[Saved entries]
········
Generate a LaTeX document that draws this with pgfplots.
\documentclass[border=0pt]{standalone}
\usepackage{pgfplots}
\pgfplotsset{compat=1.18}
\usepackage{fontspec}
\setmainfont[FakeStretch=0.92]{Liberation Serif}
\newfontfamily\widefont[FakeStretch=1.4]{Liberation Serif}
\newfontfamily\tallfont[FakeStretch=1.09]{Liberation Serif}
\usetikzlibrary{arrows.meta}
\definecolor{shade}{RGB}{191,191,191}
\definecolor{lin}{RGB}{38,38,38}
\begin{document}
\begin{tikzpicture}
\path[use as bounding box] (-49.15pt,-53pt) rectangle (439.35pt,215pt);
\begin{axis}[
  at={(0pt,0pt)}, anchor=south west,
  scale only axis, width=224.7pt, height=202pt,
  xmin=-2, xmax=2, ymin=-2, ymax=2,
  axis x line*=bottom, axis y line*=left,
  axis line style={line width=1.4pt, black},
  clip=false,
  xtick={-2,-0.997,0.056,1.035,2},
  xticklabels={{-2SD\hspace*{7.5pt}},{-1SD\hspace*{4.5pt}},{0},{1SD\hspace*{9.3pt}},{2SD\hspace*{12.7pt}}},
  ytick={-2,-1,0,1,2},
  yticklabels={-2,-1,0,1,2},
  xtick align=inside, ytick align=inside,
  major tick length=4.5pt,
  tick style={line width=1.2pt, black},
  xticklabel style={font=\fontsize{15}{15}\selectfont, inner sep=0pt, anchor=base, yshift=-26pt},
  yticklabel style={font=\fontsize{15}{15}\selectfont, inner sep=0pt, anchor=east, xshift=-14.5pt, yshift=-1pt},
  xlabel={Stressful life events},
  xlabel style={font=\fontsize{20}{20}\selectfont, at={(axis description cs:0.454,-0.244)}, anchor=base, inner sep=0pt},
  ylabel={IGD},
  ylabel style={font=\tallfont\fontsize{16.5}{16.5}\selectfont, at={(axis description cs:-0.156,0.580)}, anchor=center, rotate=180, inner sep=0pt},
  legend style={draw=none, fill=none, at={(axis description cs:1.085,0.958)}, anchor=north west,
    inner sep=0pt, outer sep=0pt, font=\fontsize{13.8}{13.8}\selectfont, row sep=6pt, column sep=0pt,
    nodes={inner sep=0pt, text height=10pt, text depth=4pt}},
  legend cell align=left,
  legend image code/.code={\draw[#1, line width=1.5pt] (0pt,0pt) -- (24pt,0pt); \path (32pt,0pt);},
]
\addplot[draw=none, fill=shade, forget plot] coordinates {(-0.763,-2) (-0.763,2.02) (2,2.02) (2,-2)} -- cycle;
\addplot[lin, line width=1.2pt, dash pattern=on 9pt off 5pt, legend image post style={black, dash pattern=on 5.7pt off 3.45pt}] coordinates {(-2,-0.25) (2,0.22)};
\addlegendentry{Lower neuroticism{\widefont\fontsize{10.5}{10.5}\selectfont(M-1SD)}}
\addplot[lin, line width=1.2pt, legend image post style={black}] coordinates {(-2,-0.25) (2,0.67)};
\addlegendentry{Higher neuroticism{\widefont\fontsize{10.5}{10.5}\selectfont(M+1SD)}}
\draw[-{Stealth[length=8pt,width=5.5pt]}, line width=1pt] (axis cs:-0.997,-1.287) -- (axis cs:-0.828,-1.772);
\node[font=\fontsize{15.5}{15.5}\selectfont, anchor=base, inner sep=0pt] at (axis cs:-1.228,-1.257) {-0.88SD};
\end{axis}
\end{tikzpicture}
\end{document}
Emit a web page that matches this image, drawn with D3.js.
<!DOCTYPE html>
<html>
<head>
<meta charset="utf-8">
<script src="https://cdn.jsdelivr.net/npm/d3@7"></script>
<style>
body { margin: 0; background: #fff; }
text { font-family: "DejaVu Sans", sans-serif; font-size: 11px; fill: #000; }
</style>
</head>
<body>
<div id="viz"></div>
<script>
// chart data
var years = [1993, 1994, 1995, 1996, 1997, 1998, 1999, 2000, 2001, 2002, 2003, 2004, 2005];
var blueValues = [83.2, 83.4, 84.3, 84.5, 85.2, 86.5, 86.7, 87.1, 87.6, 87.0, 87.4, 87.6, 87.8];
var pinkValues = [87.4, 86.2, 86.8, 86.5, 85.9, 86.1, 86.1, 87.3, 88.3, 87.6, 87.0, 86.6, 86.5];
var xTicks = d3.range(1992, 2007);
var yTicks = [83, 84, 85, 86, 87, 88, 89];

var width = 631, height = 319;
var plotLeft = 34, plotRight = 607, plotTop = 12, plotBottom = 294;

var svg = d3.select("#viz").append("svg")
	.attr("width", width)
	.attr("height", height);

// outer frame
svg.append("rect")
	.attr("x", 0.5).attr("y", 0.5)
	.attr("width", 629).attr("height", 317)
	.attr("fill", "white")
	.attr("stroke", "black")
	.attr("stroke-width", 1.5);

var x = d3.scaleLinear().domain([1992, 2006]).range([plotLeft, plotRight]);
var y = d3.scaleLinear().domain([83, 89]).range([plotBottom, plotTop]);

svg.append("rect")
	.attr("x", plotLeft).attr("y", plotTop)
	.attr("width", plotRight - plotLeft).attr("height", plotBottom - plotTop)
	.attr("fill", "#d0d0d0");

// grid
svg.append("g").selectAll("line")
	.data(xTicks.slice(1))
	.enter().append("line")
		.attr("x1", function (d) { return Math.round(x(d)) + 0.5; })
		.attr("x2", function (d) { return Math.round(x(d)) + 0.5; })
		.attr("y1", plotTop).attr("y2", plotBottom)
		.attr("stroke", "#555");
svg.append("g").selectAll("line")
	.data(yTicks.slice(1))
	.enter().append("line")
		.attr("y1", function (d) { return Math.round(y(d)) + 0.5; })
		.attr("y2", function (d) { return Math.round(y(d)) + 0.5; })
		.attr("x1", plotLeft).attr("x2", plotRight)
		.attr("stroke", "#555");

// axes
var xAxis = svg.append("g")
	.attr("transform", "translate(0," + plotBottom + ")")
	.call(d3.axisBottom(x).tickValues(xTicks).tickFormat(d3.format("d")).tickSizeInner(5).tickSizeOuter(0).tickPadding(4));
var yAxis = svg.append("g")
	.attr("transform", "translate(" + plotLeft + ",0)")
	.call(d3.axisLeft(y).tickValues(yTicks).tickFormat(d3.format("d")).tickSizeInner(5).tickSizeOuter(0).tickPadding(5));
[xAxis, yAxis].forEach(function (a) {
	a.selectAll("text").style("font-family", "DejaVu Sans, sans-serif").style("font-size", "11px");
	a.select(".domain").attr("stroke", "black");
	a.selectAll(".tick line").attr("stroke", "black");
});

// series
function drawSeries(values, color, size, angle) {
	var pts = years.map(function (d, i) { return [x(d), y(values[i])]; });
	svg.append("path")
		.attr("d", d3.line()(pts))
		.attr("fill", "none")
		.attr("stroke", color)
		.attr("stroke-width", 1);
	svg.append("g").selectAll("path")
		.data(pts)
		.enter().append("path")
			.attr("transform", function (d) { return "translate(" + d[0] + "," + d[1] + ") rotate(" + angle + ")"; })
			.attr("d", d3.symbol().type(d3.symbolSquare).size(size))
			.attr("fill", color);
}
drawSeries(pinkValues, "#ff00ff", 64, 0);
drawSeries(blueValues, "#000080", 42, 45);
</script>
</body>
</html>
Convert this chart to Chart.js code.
········
WRITTEN INSTRUCTION: Pull out every line of the records that includes the string "code".

RIGHT ANSWER:
  legend image code/.code={\draw[#1, line width=1.5pt] (0pt,0pt) -- (24pt,0pt); \path (32pt,0pt);},
Convert this chart to Chart.js code.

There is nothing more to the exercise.